_EXERCISE OBJECTIVE:_ The lines to extract run from the first line of the material below to the line containing "plt.rcParams['font.family'] = ['Liberation", both included; leave the pictures behind.

####

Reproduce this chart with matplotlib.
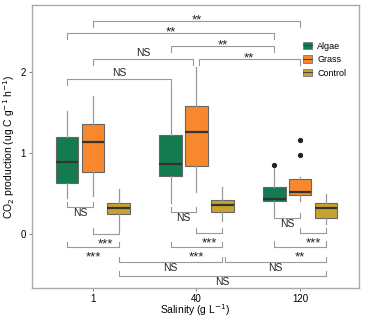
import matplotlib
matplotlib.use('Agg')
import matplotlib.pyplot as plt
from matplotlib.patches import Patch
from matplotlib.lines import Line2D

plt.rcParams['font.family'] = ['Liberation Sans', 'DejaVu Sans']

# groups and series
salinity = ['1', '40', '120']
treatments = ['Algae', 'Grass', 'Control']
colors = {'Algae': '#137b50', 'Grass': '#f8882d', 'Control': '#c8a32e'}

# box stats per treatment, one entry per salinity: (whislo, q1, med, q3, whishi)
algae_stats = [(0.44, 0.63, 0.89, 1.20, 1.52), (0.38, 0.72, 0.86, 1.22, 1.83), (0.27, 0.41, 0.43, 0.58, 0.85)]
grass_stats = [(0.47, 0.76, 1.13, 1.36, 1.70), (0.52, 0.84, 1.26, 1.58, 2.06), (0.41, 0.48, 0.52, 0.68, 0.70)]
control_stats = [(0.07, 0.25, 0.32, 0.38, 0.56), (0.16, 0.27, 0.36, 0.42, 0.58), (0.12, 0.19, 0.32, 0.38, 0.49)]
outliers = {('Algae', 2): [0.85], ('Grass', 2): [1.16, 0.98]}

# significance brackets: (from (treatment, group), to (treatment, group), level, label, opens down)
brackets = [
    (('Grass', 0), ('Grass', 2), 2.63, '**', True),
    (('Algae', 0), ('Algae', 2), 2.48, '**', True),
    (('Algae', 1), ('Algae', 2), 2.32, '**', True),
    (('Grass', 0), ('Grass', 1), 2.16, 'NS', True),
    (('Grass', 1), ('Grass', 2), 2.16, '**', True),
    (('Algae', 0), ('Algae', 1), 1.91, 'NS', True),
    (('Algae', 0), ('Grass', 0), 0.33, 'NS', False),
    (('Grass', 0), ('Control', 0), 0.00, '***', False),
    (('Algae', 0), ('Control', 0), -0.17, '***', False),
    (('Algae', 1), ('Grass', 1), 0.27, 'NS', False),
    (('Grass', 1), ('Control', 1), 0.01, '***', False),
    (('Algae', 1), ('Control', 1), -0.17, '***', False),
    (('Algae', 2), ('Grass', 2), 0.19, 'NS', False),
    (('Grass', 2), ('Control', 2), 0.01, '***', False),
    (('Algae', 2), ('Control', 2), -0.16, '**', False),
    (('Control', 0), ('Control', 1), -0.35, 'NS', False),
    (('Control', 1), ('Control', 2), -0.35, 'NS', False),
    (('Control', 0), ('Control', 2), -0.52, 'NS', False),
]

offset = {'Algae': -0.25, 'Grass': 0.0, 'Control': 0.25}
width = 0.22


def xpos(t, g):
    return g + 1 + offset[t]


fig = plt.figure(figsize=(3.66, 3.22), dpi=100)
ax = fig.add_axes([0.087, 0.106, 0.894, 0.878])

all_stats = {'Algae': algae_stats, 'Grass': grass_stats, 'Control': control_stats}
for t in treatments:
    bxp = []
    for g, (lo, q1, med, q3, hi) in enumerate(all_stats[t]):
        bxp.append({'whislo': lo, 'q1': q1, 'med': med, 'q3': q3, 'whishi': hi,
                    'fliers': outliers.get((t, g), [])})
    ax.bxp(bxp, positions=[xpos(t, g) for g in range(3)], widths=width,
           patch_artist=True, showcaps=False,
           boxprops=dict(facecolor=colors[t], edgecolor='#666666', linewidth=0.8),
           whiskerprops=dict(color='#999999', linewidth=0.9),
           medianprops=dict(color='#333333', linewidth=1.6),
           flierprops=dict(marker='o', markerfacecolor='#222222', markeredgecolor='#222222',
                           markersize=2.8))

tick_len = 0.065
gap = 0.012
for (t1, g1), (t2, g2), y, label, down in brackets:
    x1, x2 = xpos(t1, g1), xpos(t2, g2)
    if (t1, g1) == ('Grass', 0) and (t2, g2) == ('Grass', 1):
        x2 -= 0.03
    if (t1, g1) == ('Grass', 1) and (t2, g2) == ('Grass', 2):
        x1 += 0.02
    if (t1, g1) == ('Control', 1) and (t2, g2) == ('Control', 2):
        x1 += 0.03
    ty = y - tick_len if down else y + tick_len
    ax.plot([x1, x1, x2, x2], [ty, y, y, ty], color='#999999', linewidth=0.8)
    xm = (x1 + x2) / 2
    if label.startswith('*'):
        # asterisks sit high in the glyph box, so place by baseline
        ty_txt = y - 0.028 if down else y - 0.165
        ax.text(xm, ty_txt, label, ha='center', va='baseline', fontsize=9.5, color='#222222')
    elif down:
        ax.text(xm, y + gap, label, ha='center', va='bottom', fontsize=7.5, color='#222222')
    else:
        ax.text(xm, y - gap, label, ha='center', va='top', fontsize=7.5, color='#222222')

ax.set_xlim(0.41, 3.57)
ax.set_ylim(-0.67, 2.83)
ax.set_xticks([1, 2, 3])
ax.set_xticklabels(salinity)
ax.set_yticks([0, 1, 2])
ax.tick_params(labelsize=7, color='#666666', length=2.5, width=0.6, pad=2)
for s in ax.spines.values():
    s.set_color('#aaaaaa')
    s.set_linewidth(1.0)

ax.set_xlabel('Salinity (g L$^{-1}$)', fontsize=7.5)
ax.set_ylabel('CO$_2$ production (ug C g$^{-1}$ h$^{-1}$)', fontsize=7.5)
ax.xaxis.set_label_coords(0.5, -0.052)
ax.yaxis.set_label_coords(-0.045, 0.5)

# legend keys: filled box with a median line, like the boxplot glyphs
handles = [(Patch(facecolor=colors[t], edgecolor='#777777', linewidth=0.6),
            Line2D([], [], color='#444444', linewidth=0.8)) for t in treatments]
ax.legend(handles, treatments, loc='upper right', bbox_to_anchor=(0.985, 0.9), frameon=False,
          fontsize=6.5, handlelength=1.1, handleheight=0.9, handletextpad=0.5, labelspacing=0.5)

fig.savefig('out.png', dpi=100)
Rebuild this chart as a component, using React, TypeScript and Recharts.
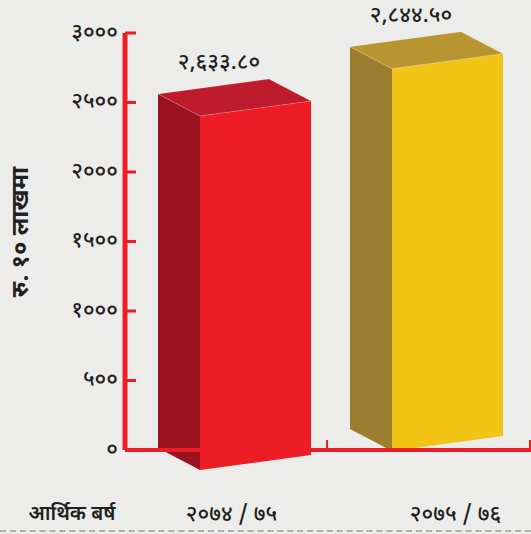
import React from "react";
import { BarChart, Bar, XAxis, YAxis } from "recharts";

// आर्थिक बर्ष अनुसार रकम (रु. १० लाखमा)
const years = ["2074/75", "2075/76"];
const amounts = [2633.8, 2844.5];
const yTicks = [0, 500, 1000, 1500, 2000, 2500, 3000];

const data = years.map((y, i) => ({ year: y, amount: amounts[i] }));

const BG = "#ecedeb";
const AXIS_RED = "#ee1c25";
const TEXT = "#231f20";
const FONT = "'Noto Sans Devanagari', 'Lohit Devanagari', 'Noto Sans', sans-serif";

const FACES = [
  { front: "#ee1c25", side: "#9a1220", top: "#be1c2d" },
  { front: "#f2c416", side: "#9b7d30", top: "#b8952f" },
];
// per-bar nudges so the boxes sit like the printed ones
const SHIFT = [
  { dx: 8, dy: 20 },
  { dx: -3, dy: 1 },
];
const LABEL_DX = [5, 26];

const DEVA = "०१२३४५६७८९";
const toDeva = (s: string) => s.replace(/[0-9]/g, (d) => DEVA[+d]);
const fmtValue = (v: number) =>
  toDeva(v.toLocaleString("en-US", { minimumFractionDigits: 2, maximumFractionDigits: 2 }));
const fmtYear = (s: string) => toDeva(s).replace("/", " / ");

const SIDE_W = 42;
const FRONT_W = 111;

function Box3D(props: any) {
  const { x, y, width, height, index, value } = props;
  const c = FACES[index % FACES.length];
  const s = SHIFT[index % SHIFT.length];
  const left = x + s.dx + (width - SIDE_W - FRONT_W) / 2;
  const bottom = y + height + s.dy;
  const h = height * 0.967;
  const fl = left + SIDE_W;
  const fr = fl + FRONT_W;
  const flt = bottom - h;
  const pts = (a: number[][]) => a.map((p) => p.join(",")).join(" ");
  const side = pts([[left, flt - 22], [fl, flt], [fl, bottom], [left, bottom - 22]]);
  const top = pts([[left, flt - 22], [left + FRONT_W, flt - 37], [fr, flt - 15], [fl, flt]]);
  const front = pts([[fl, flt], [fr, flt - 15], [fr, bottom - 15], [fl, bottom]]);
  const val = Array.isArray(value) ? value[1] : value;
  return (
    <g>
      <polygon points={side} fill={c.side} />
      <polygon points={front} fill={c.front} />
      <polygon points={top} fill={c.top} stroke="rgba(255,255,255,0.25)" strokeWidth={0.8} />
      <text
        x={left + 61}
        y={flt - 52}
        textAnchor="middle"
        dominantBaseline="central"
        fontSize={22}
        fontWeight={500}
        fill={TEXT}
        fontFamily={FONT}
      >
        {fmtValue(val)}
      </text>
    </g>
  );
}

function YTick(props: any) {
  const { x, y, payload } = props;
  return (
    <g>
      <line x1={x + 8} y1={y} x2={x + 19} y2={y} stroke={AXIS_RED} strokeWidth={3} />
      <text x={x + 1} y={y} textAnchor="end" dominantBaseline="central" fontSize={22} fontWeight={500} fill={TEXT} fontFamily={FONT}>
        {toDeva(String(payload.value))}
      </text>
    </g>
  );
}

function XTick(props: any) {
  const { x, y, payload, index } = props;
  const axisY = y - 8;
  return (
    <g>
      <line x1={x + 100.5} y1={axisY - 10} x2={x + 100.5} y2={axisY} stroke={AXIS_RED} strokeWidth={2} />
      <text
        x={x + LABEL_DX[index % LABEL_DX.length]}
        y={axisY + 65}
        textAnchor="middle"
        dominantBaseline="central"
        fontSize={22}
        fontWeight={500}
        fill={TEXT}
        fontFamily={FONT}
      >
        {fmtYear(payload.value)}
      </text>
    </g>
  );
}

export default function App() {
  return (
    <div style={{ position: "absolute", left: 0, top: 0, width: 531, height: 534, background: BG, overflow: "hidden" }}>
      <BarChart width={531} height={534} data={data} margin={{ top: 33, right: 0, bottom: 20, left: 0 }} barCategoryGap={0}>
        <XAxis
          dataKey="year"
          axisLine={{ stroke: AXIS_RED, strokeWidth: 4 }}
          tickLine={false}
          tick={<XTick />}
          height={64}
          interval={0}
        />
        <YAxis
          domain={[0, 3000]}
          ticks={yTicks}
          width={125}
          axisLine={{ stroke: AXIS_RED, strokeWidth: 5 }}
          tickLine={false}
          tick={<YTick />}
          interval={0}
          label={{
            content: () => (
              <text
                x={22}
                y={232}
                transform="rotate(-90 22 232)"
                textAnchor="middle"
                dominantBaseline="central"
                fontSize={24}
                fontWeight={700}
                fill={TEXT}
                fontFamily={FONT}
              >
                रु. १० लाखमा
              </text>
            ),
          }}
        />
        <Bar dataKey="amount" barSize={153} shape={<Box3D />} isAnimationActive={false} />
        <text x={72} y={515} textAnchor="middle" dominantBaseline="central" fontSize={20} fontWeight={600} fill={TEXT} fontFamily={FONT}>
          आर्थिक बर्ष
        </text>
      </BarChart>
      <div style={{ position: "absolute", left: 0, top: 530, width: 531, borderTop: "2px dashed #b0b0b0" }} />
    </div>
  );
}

####

_EXERCISE RESULT:_
Reproduce this chart with matplotlib.
import matplotlib
matplotlib.use('Agg')
import matplotlib.pyplot as plt
from matplotlib.patches import Patch
from matplotlib.lines import Line2D

plt.rcParams['font.family'] = ['Liberation Sans', 'DejaVu Sans']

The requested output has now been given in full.